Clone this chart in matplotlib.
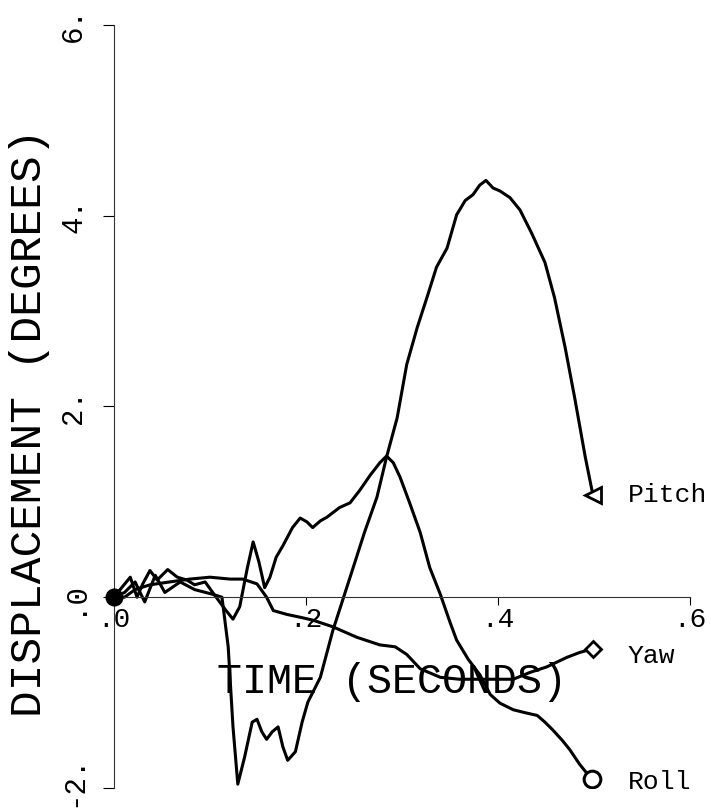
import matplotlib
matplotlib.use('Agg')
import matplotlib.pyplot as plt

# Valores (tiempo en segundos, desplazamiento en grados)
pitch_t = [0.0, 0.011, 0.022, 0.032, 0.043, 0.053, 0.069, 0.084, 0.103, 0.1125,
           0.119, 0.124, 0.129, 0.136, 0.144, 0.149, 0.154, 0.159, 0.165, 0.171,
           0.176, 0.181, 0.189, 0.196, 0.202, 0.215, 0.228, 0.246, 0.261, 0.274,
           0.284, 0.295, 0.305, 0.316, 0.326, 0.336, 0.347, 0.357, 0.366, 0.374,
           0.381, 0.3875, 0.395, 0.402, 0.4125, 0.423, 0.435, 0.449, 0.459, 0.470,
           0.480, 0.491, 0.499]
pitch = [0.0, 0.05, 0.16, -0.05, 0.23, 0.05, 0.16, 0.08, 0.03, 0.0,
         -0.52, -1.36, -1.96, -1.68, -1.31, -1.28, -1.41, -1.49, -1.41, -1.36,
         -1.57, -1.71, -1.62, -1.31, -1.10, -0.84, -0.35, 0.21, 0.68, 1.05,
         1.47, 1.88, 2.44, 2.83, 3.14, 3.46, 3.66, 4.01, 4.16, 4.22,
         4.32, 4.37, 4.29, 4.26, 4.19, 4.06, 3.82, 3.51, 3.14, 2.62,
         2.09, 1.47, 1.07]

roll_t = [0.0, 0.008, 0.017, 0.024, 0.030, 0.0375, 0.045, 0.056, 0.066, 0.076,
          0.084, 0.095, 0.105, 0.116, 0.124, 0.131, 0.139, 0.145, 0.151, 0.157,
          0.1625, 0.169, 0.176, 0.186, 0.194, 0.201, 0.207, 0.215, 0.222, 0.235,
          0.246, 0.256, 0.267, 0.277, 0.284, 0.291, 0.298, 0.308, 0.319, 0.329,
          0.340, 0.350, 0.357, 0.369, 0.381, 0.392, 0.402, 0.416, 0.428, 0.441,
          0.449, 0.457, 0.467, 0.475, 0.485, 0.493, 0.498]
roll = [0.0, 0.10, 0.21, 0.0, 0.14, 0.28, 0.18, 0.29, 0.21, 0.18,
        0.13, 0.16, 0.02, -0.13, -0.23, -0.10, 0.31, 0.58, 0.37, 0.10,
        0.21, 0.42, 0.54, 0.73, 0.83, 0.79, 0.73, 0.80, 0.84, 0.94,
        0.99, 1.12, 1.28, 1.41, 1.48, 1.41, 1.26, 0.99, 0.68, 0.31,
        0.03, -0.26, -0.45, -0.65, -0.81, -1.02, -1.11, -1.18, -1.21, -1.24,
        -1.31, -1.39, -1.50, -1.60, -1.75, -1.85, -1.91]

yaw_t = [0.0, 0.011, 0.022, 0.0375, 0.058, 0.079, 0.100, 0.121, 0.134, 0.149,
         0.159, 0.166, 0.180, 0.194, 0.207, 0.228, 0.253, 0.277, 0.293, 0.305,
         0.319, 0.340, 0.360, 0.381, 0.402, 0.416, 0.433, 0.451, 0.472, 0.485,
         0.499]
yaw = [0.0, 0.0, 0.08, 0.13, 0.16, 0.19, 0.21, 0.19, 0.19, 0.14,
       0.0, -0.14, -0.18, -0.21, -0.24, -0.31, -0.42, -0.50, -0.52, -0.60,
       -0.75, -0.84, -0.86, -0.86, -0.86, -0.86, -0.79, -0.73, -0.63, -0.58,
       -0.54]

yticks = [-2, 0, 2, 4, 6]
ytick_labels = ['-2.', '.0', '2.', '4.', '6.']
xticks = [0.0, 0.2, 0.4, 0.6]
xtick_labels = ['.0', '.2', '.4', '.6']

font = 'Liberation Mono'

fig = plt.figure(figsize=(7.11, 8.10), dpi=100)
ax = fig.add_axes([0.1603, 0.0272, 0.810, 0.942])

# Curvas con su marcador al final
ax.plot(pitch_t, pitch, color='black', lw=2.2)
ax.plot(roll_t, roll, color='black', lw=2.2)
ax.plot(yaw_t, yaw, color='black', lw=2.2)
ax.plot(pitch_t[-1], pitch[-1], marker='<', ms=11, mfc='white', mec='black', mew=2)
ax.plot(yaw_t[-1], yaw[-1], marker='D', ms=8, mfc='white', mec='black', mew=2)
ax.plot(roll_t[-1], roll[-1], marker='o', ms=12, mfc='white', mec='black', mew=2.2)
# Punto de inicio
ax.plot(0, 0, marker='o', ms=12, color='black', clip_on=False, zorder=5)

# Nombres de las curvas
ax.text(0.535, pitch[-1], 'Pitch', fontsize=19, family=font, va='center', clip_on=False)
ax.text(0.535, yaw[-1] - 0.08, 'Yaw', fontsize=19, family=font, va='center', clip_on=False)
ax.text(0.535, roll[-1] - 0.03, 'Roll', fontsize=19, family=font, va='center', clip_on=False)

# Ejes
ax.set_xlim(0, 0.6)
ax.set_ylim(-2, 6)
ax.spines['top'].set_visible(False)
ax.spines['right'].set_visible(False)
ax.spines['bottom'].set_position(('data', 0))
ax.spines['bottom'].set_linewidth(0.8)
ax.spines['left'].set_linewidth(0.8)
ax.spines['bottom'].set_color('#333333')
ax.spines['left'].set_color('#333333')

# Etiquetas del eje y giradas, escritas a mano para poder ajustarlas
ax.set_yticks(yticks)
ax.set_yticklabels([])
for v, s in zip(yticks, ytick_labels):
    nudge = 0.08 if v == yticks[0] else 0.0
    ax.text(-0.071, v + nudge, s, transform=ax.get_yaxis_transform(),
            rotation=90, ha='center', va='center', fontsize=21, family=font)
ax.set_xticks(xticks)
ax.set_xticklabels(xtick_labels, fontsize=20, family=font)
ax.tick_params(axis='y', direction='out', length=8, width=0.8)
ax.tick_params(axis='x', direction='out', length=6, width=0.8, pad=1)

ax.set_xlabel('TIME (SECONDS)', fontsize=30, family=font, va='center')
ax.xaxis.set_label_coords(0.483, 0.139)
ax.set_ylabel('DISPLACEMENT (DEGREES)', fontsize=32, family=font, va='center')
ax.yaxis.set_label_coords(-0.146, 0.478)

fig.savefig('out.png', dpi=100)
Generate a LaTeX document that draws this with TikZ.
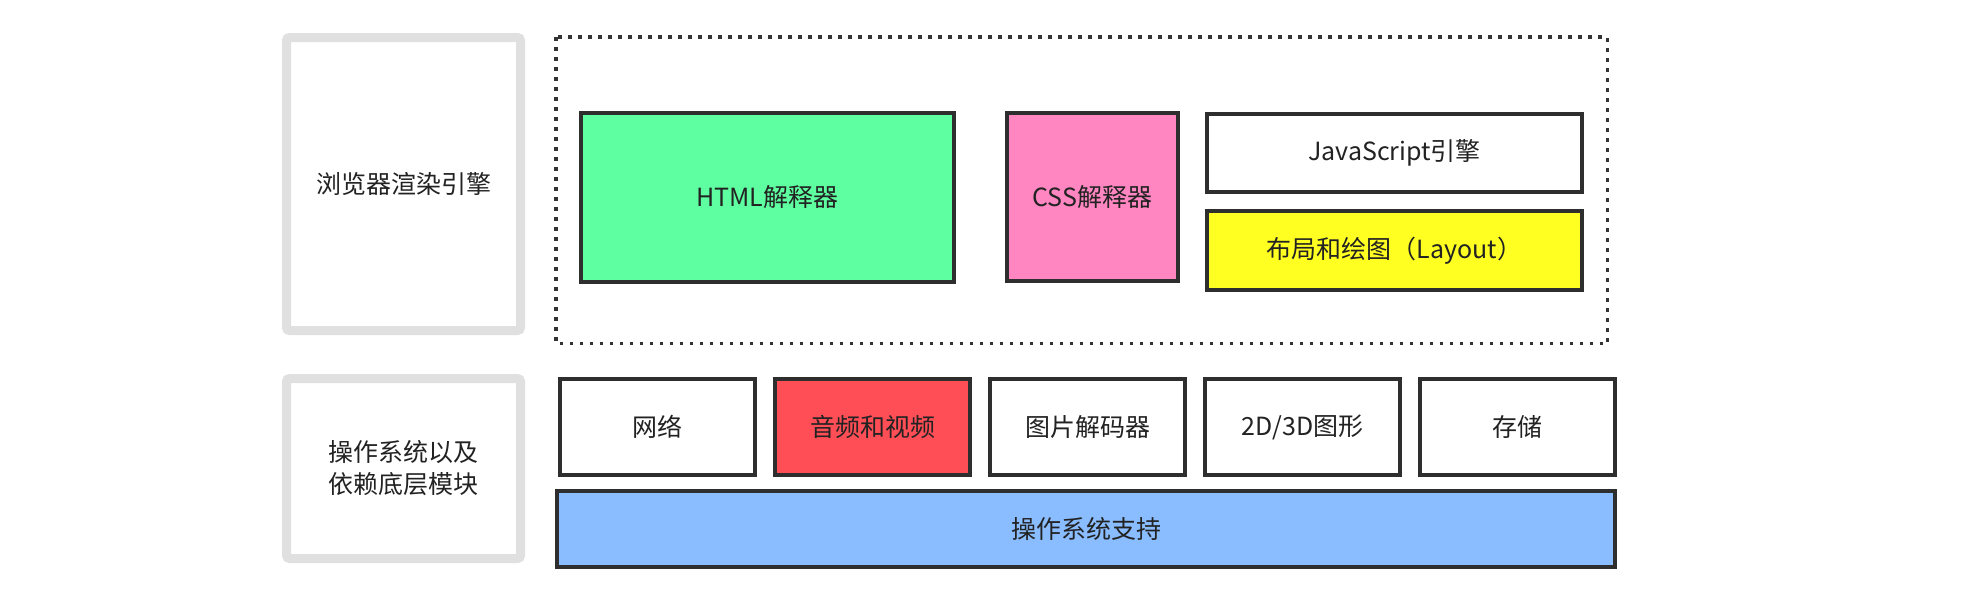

#### [Goal of the exercise]
Without the pictures, copy the entries from their first line through the line containing "2.09, 1.47, 1.07]", and only those lines.

#### [Written response]
Clone this chart in matplotlib.
import matplotlib
matplotlib.use('Agg')
import matplotlib.pyplot as plt

# Valores (tiempo en segundos, desplazamiento en grados)
pitch_t = [0.0, 0.011, 0.022, 0.032, 0.043, 0.053, 0.069, 0.084, 0.103, 0.1125,
           0.119, 0.124, 0.129, 0.136, 0.144, 0.149, 0.154, 0.159, 0.165, 0.171,
           0.176, 0.181, 0.189, 0.196, 0.202, 0.215, 0.228, 0.246, 0.261, 0.274,
           0.284, 0.295, 0.305, 0.316, 0.326, 0.336, 0.347, 0.357, 0.366, 0.374,
           0.381, 0.3875, 0.395, 0.402, 0.4125, 0.423, 0.435, 0.449, 0.459, 0.470,
           0.480, 0.491, 0.499]
pitch = [0.0, 0.05, 0.16, -0.05, 0.23, 0.05, 0.16, 0.08, 0.03, 0.0,
         -0.52, -1.36, -1.96, -1.68, -1.31, -1.28, -1.41, -1.49, -1.41, -1.36,
         -1.57, -1.71, -1.62, -1.31, -1.10, -0.84, -0.35, 0.21, 0.68, 1.05,
         1.47, 1.88, 2.44, 2.83, 3.14, 3.46, 3.66, 4.01, 4.16, 4.22,
         4.32, 4.37, 4.29, 4.26, 4.19, 4.06, 3.82, 3.51, 3.14, 2.62,
         2.09, 1.47, 1.07]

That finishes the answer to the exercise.